Yale
Murdock joined the faculty of Yale University in 1928 (his PhD from Yale was in the field of Sociology, as Yale at that time did not yet have a Department of Anthropology). He served as chairman of the Department of Anthropology from 1938 to 1960. At that time, he hit the then mandatory retirement age at Yale. However, he was offered the chair of Andrew Mellon Professor of Social Anthropology at the University of Pittsburgh. Leaving his long-time residence at 960 Ridge Road in Hamden, Connecticut, Murdock moved with his wife to 4150 Bigelow Boulevard in Pittsburgh. He taught at Pitt until his retirement in 1973, at which point he moved to the Philadelphia area to be close to his son.
Carmen and Pete had one child, Robert Douglas Murdock. He was born in 1929 and died in 2011 (obituary, Philadelphia Inquirer, July 28, 2011).

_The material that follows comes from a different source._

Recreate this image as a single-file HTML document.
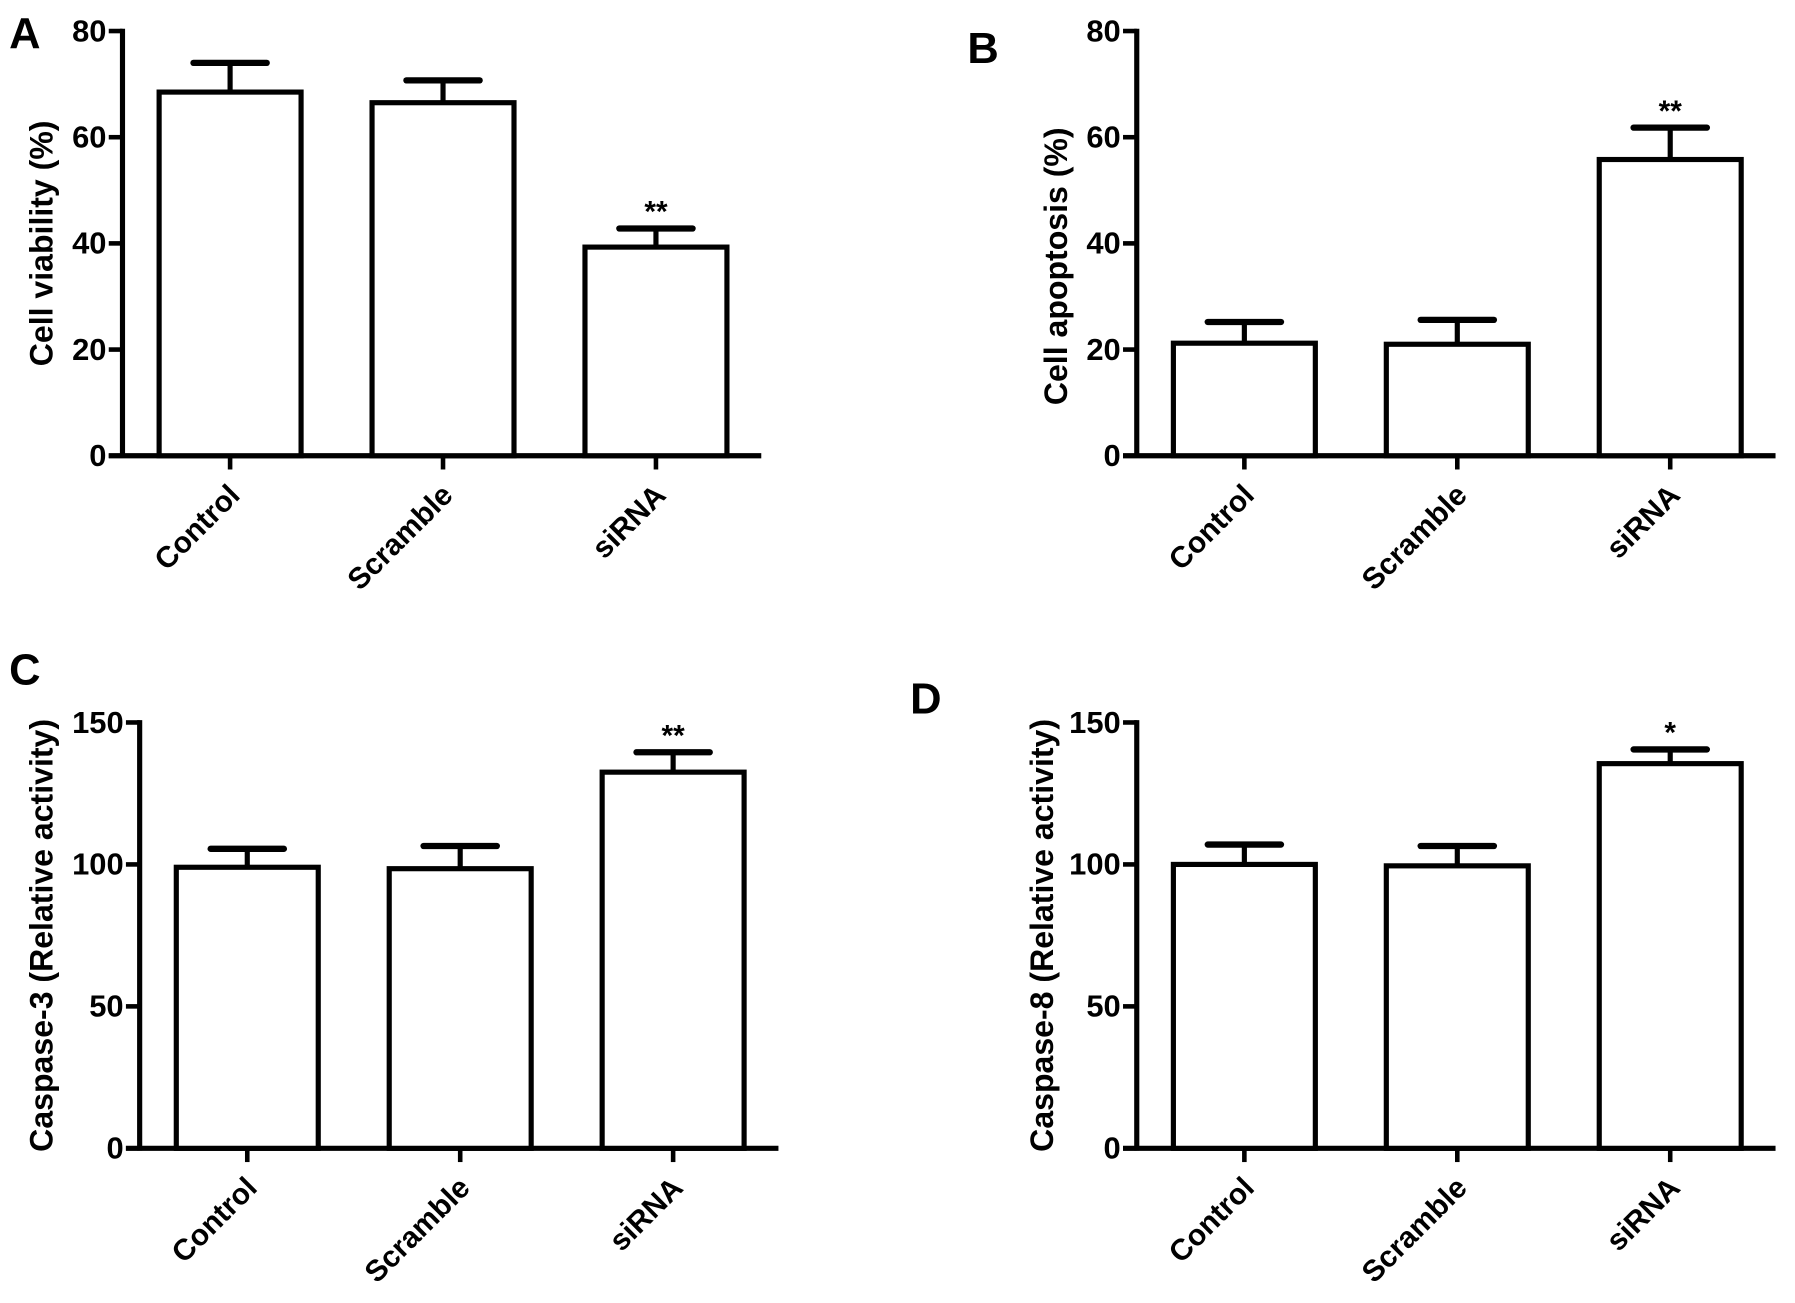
<!DOCTYPE html>
<html><head><meta charset="utf-8"><style>
html,body{margin:0;padding:0;background:#fff}
svg{display:block}
text{font-family:"Liberation Sans Narrow","Liberation Sans",sans-serif;font-weight:bold;fill:#000}
.lt{font-family:"Liberation Sans",sans-serif}
</style></head><body>
<svg id="fig" width="1795" height="1303" viewBox="0 0 1568 1138" xmlns="http://www.w3.org/2000/svg"></svg>
<script>
const categories = ["Control","Scramble","siRNA"];
const valuesA = [68.5, 66.5, 39.3];
const errorsA = [5.5, 4.2, 3.5];
const valuesB = [21.2, 21.0, 55.8];
const errorsB = [4.0, 4.6, 6.0];
const valuesC = [99, 98.5, 132.5];
const errorsC = [6.5, 8.0, 7.0];
const valuesD = [100, 99.5, 135.5];
const errorsD = [7.0, 7.0, 5.0];
const ticksA = [0,20,40,60,80];
const ticksC = [0,50,100,150];
const starsA = ["","","**"];
const starsB = ["","","**"];
const starsC = ["","","**"];
const starsD = ["","","*"];

const svg = document.getElementById('fig');
const NS = 'http://www.w3.org/2000/svg';
function mk(tag, attrs, parent){
  const e = document.createElementNS(NS, tag);
  for (const k in attrs) e.setAttribute(k, attrs[k]);
  (parent||svg).appendChild(e);
  return e;
}
function panel(cfg){
  const g = mk('g', {});
  
  
  const y = v => cfg.y0 - (v - 0) / cfg.max * (cfg.y0 - cfg.yTop);
  const bandW = (cfg.xEnd - cfg.x0) / categories.length;
  const xc = i => cfg.x0 + bandW * (i + 0.5) + cfg.shift;
  const bw = 124;
  const ya = mk('line', {x1:cfg.x0, y1:y(cfg.max)-2, x2:cfg.x0, y2:cfg.y0+2, stroke:'#000','stroke-width':4.5}, g);
  
  
  const xa = mk('line', {x1:cfg.x0-12, y1:cfg.y0, x2:cfg.xEnd, y2:cfg.y0, stroke:'#000','stroke-width':4.5}, g);
  
  
  cfg.ticks.forEach(t => {
    const tl = mk('line', {x1:cfg.x0-12, y1:y(t), x2:cfg.x0, y2:y(t), stroke:'#000','stroke-width':4}, g);
    
    
    const tx = mk('text', {x:cfg.x0-14, y:y(t)+9, 'text-anchor':'end','font-size':27}, g);
    tx.textContent = t;
    
    
  });
  categories.forEach((c, i) => {
    const v = cfg.values[i], er = cfg.errors[i], cx = xc(i);
    const eb = mk('line', {x1:cx, y1:y(v), x2:cx, y2:y(v+er), stroke:'#000','stroke-width':4.5}, g);
    
    
    const cap = mk('line', {x1:cx-32, y1:y(v+er), x2:cx+32, y2:y(v+er), stroke:'#000','stroke-width':5.5,'stroke-linecap':'round'}, g);
    
    
    const r = mk('rect', {x:cx-bw/2, y:y(v), width:bw, height:cfg.y0-y(v), fill:'#fff', stroke:'#000','stroke-width':4.5}, g);
    
    
    const tk = mk('line', {x1:cx, y1:cfg.y0, x2:cx, y2:cfg.y0+12, stroke:'#000','stroke-width':4}, g);
    
    
    const lx = cx + 10, ly = cfg.y0 + 36;
    const lb = mk('text', {x:lx, y:ly, 'text-anchor':'end','font-size':26,'class':'lt', transform:'rotate(-45 '+lx+' '+ly+')'}, g);
    lb.textContent = c;
    
    
    if (cfg.stars[i]) {
      const st = mk('text', {x:cx, y:y(v+er)-6, 'text-anchor':'middle','font-size':26,'class':'lt'}, g);
      st.textContent = cfg.stars[i];
      
      
    }
  });
  const tyx = cfg.titleX, tyy = (cfg.y0 + y(cfg.max)) / 2 + cfg.tdy;
  const tt = mk('text', {x:tyx, y:tyy, 'text-anchor':'middle','font-size':28,'class':'lt', transform:'rotate(-90 '+tyx+' '+tyy+')', 'xml:space':'preserve'}, g);
  tt.textContent = cfg.title;
  
  
  const pl = mk('text', {x:cfg.lx, y:cfg.ly, 'font-size':38,'class':'lt'}, g);
  pl.textContent = cfg.id;
  
  
}
panel({id:'A', x0:107, xEnd:665, y0:398, yTop:27, max:80, ticks:ticksA, values:valuesA, errors:errorsA, stars:starsA, title:'Cell viability (%)', titleX:46, tdy:0, lx:8, ly:42, shift:1});
panel({id:'B', x0:993, xEnd:1551, y0:398, yTop:27, max:80, ticks:ticksA, values:valuesB, errors:errorsB, stars:starsB, title:'Cell apoptosis (%)', titleX:932, tdy:20, lx:845, ly:55, shift:1});
panel({id:'C', x0:122, xEnd:680, y0:1003, yTop:631, max:150, ticks:ticksC, values:valuesC, errors:errorsC, stars:starsC, title:'Caspase-3  (Relative activity)', titleX:46, tdy:0, lx:8, ly:598, shift:1});
panel({id:'D', x0:993, xEnd:1551, y0:1003, yTop:631, max:150, ticks:ticksC, values:valuesD, errors:errorsD, stars:starsD, title:'Caspase-8  (Relative activity)', titleX:920, tdy:0, lx:795, ly:623, shift:1});
</script>
</body></html>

According to David H. Price, in a chapter entitled “Hoover’s Informer”, devoted to Murdock during McCarthyism, Murdock had secretly informed on AAA colleagues to J. Edgar Hoover, even though he later served as chair of the American Anthropological Association’s (AAA’s) Committee on Scientific Freedom, established to defend anthropologists from unfair attacks. In fairness to Murdock, it must be added that he was not the only person in his field or at his university to cooperate with intelligence agencies. For much of the 20th century, agencies such as the CIA and the FBI enjoyed a close relationship with American universities. Yale University was especially known (later) as a breeding ground for employees of the agencies. Researchers in anthropology and foreign relations were often debriefed after foreign field trips (see: Robin W. Winks, Cloak and Gown: Scholars in the Secret War, 1939–1961. New York: William Morrow, 1987).
In 1948, Murdock decided that his cross-cultural data set would be more valuable were it available to researchers at schools other than Yale. He approached the Social Science Research Council and obtained the funding to establish an inter-university organization, the Human Relations Area Files, with collections maintained at Yale University (Whiting 1986: 684).